Another approach that I can think of is to combine all my processFunction and sink into single processFunction and apply all those logic in the sink itself.
I don't think there exists anything quite like this. The thing that is the closest is DataStreamUtils.reinterpretAsKeyedStream, which recreates the KeyedStream without actually sending any data between the operators since it's using the partitioner that only forwards data locally. This is more or less something You wanted, but it still adds partitioning operator and under the hood recreates the KeyedStream, but it should be simpler and faster and perhaps it will solve the issue You are facing.
If this does not solve the issue, then I think the best solution would be to group operators so that the backpressure is minimalized as You suggested i.e. merge all operators into one bigger operator, this should minimize backpressure.
Suppose I have a flink pipeline as such:
kafka_source -> maps/filters/keyBy/timewindow(1 minute) -> sinkCassandra
By the time the grouped messages hit the sinkCassandra operation, am I guaranteed that no other slots won't also concurrently run the maps/filters/keyBy/timewindow(1 minute) part of the pipeline?
Or is it possible to have some other slot run the middle pipeline while another set is running the sinkCassandra operation?
EDIT ( Added more requirements based on comment conversation ):
What I'm trying to do is effectively do a lookup based on flink data key from the datastore, and do an update and flush the updated data back.
The reason why I'm dodging using kafka_source -> maps/filters -> keyBy/TimeWindow/statefulReduce -> sinkCassandra is because the state can potentially get huge ( 1 day to 7 days where I can place 7 days as the max time bounding ) and I don't necessarily know the time window for each key. This would mean a HUGE state even with rocksdb.
Another potential option that I'm looking at is kafka_source -> maps/filters -> keyBy/sinkCass where within the custom sink operation, I would first check in some sort of in-memory buffer if I have the key that I want to update. If not, I go ahead and fetch from Cassandra. Every 5 seconds ( or every N seconds ), I would grab whatever's in the buffer and flush into Cassandra. To limit memory, I can do an in-memory least recently used hashmap ( I don't necessarily want to flush b/c multiple keys will show up again! )

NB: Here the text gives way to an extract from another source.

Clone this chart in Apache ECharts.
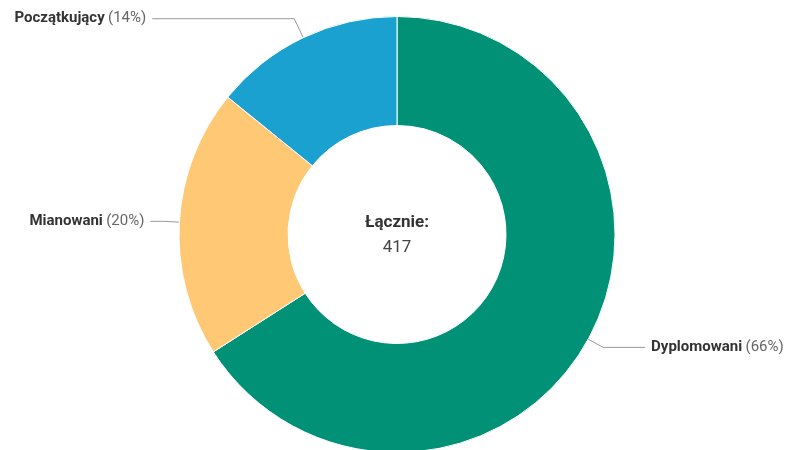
<!DOCTYPE html>
<html>
<head>
<meta charset="utf-8">
<script src="https://cdn.jsdelivr.net/npm/echarts@6/dist/echarts.min.js"></script>
<style>html,body{margin:0;padding:0;background:#fff}#c{width:785px;height:450px}</style>
</head>
<body>
<div id="c"></div>
<script>
var categories = ['Dyplomowani', 'Mianowani', 'Początkujący'];
var values = [275, 83, 59];
var colors = ['#009176', '#FFC875', '#1BA1CF'];
var lineLen = [17, 15, 21];
var lineLen2 = [42, 14, 142];
var total = values.reduce(function (a, b) { return a + b; }, 0);

var chart = echarts.init(document.getElementById('c'), null, { renderer: 'canvas' });
var data = categories.map(function (n, i) {
  return {
    name: n, value: values[i],
    itemStyle: { color: colors[i] },
    labelLine: { length: lineLen[i], length2: lineLen2[i] }
  };
});
chart.setOption({
  animation: false,
  title: {
    text: '{a|Łącznie:}\n{b|' + total + '}',
    left: 392, top: 205, textAlign: 'center',
    textStyle: {
      fontWeight: 'normal',
      rich: {
        a: { fontFamily: 'Roboto', fontWeight: 'bold', fontSize: 17, color: '#333', lineHeight: 25, align: 'center' },
        b: { fontFamily: 'Roboto', fontWeight: 'normal', fontSize: 17, color: '#444', lineHeight: 25, align: 'center' }
      }
    }
  },
  series: [{
    type: 'pie',
    center: [397, 234.5],
    radius: [109, 218],
    startAngle: 90,
    clockwise: true,
    avoidLabelOverlap: false,
    itemStyle: { borderColor: '#fff', borderWidth: 1 },
    label: {
      show: true,
      position: 'outside',
      distanceToLabelLine: 6,
      formatter: function (p) { return '{n|' + p.name + '} {p|(' + Math.round(p.percent) + '%)}'; },
      rich: {
        n: { fontFamily: 'Roboto', fontWeight: 'bold', fontSize: 15, color: '#333' },
        p: { fontFamily: 'Roboto', fontSize: 15, color: '#666' }
      }
    },
    labelLine: { show: true, lineStyle: { color: '#999', width: 1 } },
    emphasis: { disabled: true },
    data: data
  }]
});
</script>
</body>
</html>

Unless you have explicitly configured something unusual, each slot will contain one parallel slice of the complete pipeline -- each slot will have a kafka source instance connected to a disjoint subset of the kafka partitions, as well as the maps/filters/keyBy/window, and the cassandra sink.

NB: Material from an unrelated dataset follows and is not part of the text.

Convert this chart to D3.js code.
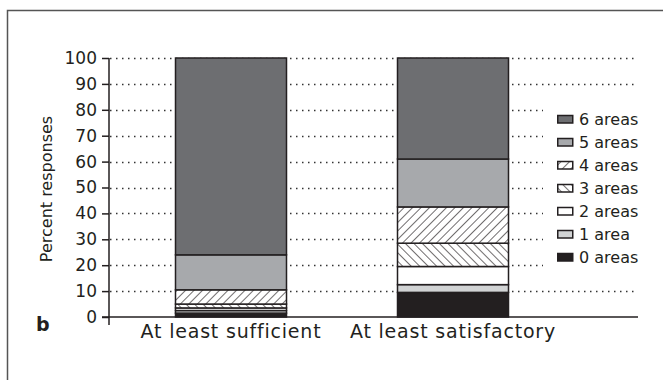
<!DOCTYPE html>
<html>
<head>
<meta charset="utf-8">
<script src="https://cdn.jsdelivr.net/npm/d3@7"></script>
<style>
  html, body { margin: 0; padding: 0; background: #fff; }
  svg { display: block; font-family: "DejaVu Sans", "Noto Sans", sans-serif; }
</style>
</head>
<body>
<svg id="chart" width="663" height="380"></svg>
<script>
// Response categories (x axis)
const categories = ["At least sufficient", "At least satisfactory"];
// Stack series, bottom to top
const seriesNames = ["0 areas", "1 area", "2 areas", "3 areas", "4 areas", "5 areas", "6 areas"];
// Percent of responses per series, one value per category
const values0 = [1.5, 9.5];
const values1 = [1.0, 3.0];
const values2 = [1.0, 7.0];
const values3 = [1.5, 9.0];
const values4 = [5.5, 14.0];
const values5 = [13.5, 18.5];
const values6 = [76.0, 39.0];
const yTicks = [0, 10, 20, 30, 40, 50, 60, 70, 80, 90, 100];

const seriesValues = [values0, values1, values2, values3, values4, values5, values6];
const rows = categories.map((c, i) => {
  const r = { category: c };
  seriesNames.forEach((s, k) => { r[s] = seriesValues[k][i]; });
  return r;
});

const svg = d3.select("#chart");
const ink = "#231f20";
const fontFamily = "\"DejaVu Sans\", sans-serif";

// Fill patterns for hatched series
const defs = svg.append("defs");
function hatch(id, dir) {
  const p = defs.append("pattern")
    .attr("id", id).attr("patternUnits", "userSpaceOnUse")
    .attr("width", 6).attr("height", 6)
    .attr("patternTransform", `rotate(${dir > 0 ? 45 : -45})`);
  p.append("rect").attr("width", 6).attr("height", 6).attr("fill", "#fff");
  p.append("line").attr("x1", 0).attr("y1", 0).attr("x2", 0).attr("y2", 6)
    .attr("stroke", ink).attr("stroke-width", 1.3);
}
hatch("hatch4", 1);
hatch("hatch3", -1);

const fills = {
  "0 areas": ink,
  "1 area": "#d1d3d4",
  "2 areas": "#ffffff",
  "3 areas": "url(#hatch3)",
  "4 areas": "url(#hatch4)",
  "5 areas": "#a7a9ac",
  "6 areas": "#6d6e71"
};

// Outer panel frame
svg.append("path")
  .attr("d", "M7.5,390 V10.5 H670")
  .attr("fill", "none").attr("stroke", "#555").attr("stroke-width", 1.5);

const plotLeft = 109, plotRight = 638;
const y = d3.scaleLinear().domain([0, 100]).range([317, 58]);
const x = d3.scaleBand().domain(categories).range([120, 564]).paddingInner(0.5).paddingOuter(0.25);

// Dotted gridlines
svg.append("g").selectAll("line")
  .data(yTicks.filter(t => t > 0))
  .join("line")
  .attr("x1", plotLeft + 1).attr("x2", plotRight)
  .attr("y1", d => Math.round(y(d)) + 0.5).attr("y2", d => Math.round(y(d)) + 0.5)
  .attr("stroke", "#333").attr("stroke-width", 1.3)
  .attr("stroke-dasharray", "1.5,4.5");

// Stacked bars
const stack = d3.stack().keys(seriesNames)(rows);
svg.append("g").selectAll("g")
  .data(stack)
  .join("g")
  .attr("fill", d => fills[d.key])
  .selectAll("rect")
  .data(d => d)
  .join("rect")
  .attr("x", d => x(d.data.category))
  .attr("width", x.bandwidth())
  .attr("y", d => y(d[1]))
  .attr("height", d => y(d[0]) - y(d[1]))
  .attr("stroke", ink).attr("stroke-width", 1.5);

// Y axis
const yAxis = d3.axisLeft(y).tickValues(yTicks).tickSize(7).tickPadding(5);
const gy = svg.append("g").attr("transform", `translate(${plotLeft},0)`).call(yAxis);
gy.select(".domain").remove();
gy.append("line").attr("x1", 0).attr("x2", 0).attr("y1", 58).attr("y2", 325)
  .attr("stroke", ink).attr("stroke-width", 1.5);
gy.selectAll(".tick line").attr("stroke", ink).attr("stroke-width", 1.5);
gy.selectAll(".tick text").attr("fill", ink).style("font-size", "17px")
  .attr("font-family", fontFamily);

// X axis
const xAxis = d3.axisBottom(x).tickSize(0).tickPadding(8);
const gx = svg.append("g").attr("transform", "translate(0,317)").call(xAxis);
gx.select(".domain").remove();
gx.append("line").attr("x1", plotLeft - 7).attr("x2", plotRight).attr("y1", 0).attr("y2", 0)
  .attr("stroke", ink).attr("stroke-width", 1.5);
gx.selectAll(".tick text").attr("fill", ink).style("font-size", "19px")
  .style("letter-spacing", "0.8px")
  .attr("font-family", fontFamily);

// Y axis title
svg.append("text")
  .attr("transform", "translate(52,189) rotate(-90)")
  .attr("text-anchor", "middle")
  .attr("fill", ink).style("font-size", "16px")
  .text("Percent responses");

// Panel letter
svg.append("text")
  .attr("x", 36).attr("y", 331)
  .attr("fill", ink).style("font-size", "19px").style("font-weight", "bold")
  .text("b");

// Legend, top entry = top of stack, on a white backing
svg.append("rect")
  .attr("x", 543).attr("y", 100).attr("width", 96).attr("height", 170)
  .attr("fill", "#fff");
const legend = svg.append("g").selectAll("g")
  .data(seriesNames.slice().reverse())
  .join("g")
  .attr("transform", (d, i) => `translate(557,${119 + i * 23})`);
legend.append("rect")
  .attr("x", 0.75).attr("y", -3.5).attr("width", 15).attr("height", 7.5)
  .attr("fill", d => fills[d]).attr("stroke", ink).attr("stroke-width", 1.5);
legend.append("text")
  .attr("x", 22).attr("y", 0).attr("dy", "0.36em")
  .attr("fill", ink).style("font-size", "16px")
  .text(d => d);
</script>
</body>
</html>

All of those parallel sub-pipelines (slots) will be running concurrently. Furthermore, within each slot, each of the operators will also be running concurrently. The sink and the middle part of your pipeline are already running concurrently, but they are competing for the resources of the slot that contains them both. You can configure your task managers to have more cores per slot if you are concerned about starvation.

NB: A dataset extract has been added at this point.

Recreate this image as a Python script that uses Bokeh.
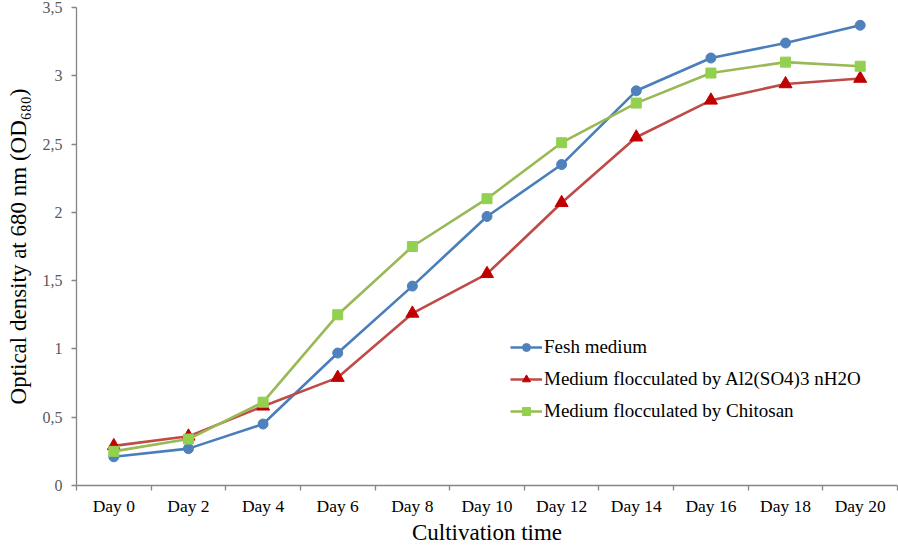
import numpy as np
from bokeh.plotting import figure
from bokeh.models import FixedTicker, Legend, LegendItem, CustomJSTickFormatter
from bokeh.embed import file_html
from bokeh.resources import INLINE

days = ["Day 0", "Day 2", "Day 4", "Day 6", "Day 8", "Day 10",
        "Day 12", "Day 14", "Day 16", "Day 18", "Day 20"]
fresh = [0.21, 0.27, 0.45, 0.97, 1.46, 1.97, 2.35, 2.89, 3.13, 3.24, 3.37]
alum = [0.29, 0.36, 0.58, 0.79, 1.26, 1.55, 2.07, 2.55, 2.82, 2.94, 2.98]
chitosan = [0.25, 0.34, 0.61, 1.25, 1.75, 2.10, 2.51, 2.80, 3.02, 3.10, 3.07]
y_ticks = [0, 0.5, 1, 1.5, 2, 2.5, 3, 3.5]
labels = ["Fesh medium", "Medium flocculated by Al2(SO4)3 nH2O",
          "Medium flocculated by Chitosan"]

x = np.arange(len(days)) + 0.5
FONT = "Liberation Serif"
AXIS = "#868686"

p = figure(width=898, height=547, x_range=(0, len(days)), y_range=(0, 3.5),
           output_backend="svg", toolbar_location=None,
           min_border_left=76, min_border_right=1, min_border_top=7,
           min_border_bottom=0)
p.outline_line_color = None
p.xgrid.visible = False
p.ygrid.visible = False

# y axis
ya = p.yaxis[0]
ya.ticker = FixedTicker(ticks=y_ticks)
ya.formatter = CustomJSTickFormatter(code="return tick.toString().replace('.', ',');")
ya.axis_line_color = AXIS
ya.axis_line_width = 1.3
ya.major_tick_line_color = AXIS
ya.major_tick_line_width = 1.3
ya.major_tick_in = 0
ya.major_tick_out = 5
ya.minor_tick_line_color = None
ya.major_label_text_font = FONT
ya.major_label_text_font_size = "16px"
ya.major_label_text_color = "#595959"
ya.major_label_standoff = 9
ya.axis_label = "Optical density at 680 nm (OD\u2086\u2088\u2080)"
ya.axis_label_text_font = FONT
ya.axis_label_text_font_size = "23px"
ya.axis_label_text_font_style = "normal"
ya.axis_label_text_color = "#000000"
ya.axis_label_standoff = 9

# x axis
xa = p.xaxis[0]
xa.ticker = FixedTicker(ticks=list(x), minor_ticks=list(range(len(days) + 1)))
xa.formatter = CustomJSTickFormatter(args=dict(labels=days),
                                     code="return labels[Math.round(tick - 0.5)];")
xa.axis_line_color = AXIS
xa.axis_line_width = 1.3
xa.major_tick_line_color = None
xa.minor_tick_line_color = AXIS
xa.minor_tick_line_width = 1.3
xa.minor_tick_in = 0
xa.minor_tick_out = 5
xa.major_label_text_font = FONT
xa.major_label_text_font_size = "17.5px"
xa.major_label_text_color = "#000000"
xa.major_label_standoff = 4
xa.axis_label = "Cultivation time"
xa.axis_label_text_font = FONT
xa.axis_label_text_font_size = "23px"
xa.axis_label_text_font_style = "normal"
xa.axis_label_text_color = "#000000"
xa.axis_label_standoff = 1

series = [
    (fresh, "#4A7EBB", "#4F81BD", "circle", 10),
    (alum, "#BE4B48", "#C00000", "triangle", 13),
    (chitosan, "#98B954", "#92D050", "square", 10),
]
items = []
for (vals, lc, mc, marker, size), lab in zip(series, labels):
    lr = p.line(x, vals, line_color=lc, line_width=2.6)
    mr = p.scatter(x, vals, marker=marker, size=size, fill_color=mc,
                   line_color=mc, line_width=1)
    items.append(LegendItem(label=lab, renderers=[lr, mr]))

legend = Legend(items=items, location=(434, 63))
legend.border_line_color = None
legend.background_fill_alpha = 0
legend.label_text_font = FONT
legend.label_text_font_size = "19px"
legend.label_text_color = "#000000"
legend.glyph_width = 32
legend.glyph_height = 20
legend.spacing = 10
legend.padding = 0
legend.margin = 0
legend.label_standoff = 2
p.add_layout(legend)

open("out.html", "w").write(file_html(p, INLINE))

EDiT (responding to add'l info about requirements):
You can safely assume that for any given flink data key, after a keyBy, only one instance of each operator will process events for that key. That principle is fundamental to Flink's design. If I understand correctly what you are contemplating, that's the only guarantee you need.
When using Flink Table SQL in my project, I found that if there was any GROUP BY clause in my SQL, the size of the checkpoint will increase vastly.
For example,
INSERT INTO COMPANY_POST_DAY
SELECT
sta_date,
company_id,
company_name
FROM
FCBOX_POST_COUNT_VIEW
The checkpoint size would be less than 500KB.
But when use like this,
INSERT INTO COMPANY_POST_DAY
SELECT
sta_date,
company_id,
company_name,
sum(ed_post_count)
FROM
FCBOX_POST_COUNT_VIEW
GROUP BY
sta_date, company_id, company_name, TUMBLE(procTime, INTERVAL '1' SECOND)
The checkpoint size would be more than 70MB, even when there is no any message processed. Like this,
But When using DataStream API and the keyBy instead of Table SQL GROUP BY,the checkpoint size would be normal, less than 1MB.
Why?
-------updated at 2019-03-25--------
After doing some tests and reading source code, we found that the reason for this was RocksDB.
When using RockDB as the state backend, the size of the checkpoint will be more than about 5MB per key, and when using filesystem as the state backend, the size of the checkpoint will fall down to less than 100KB per key.
Why do RocksDB need so much space to hold the state? When should we chooose RocksDB?
First of all, I would not consider 70 MB as huge state. There are many Flink jobs with multiple TBs of state. Regarding the question why the state sizes of both queries differ:
The first query is a simple projection query, which means that every record can be independently processed. Hence, the query does not need to "remember" any records but only the stream offsets for recovery.
The second query performs a window aggregation and needs to remember an intermediate result (the partial sum) for every window until time progressed enough such that the result is final and can be emitted.
Since Flink SQL queries are translated into DataStream operators, there is not much difference between a SQL query and implementing the aggregation with keyBy().window(). Both run pretty much the same code.
Update: The cause of the increased state has been identified to be caused by the RocksDBStateBackend. This overhead is not per-key overhead but overhead per stateful operator. Since the RocksDBStateBackend is meant to hold state sizes of multiple GBs to TBs, an overhead of a few MB is negligible.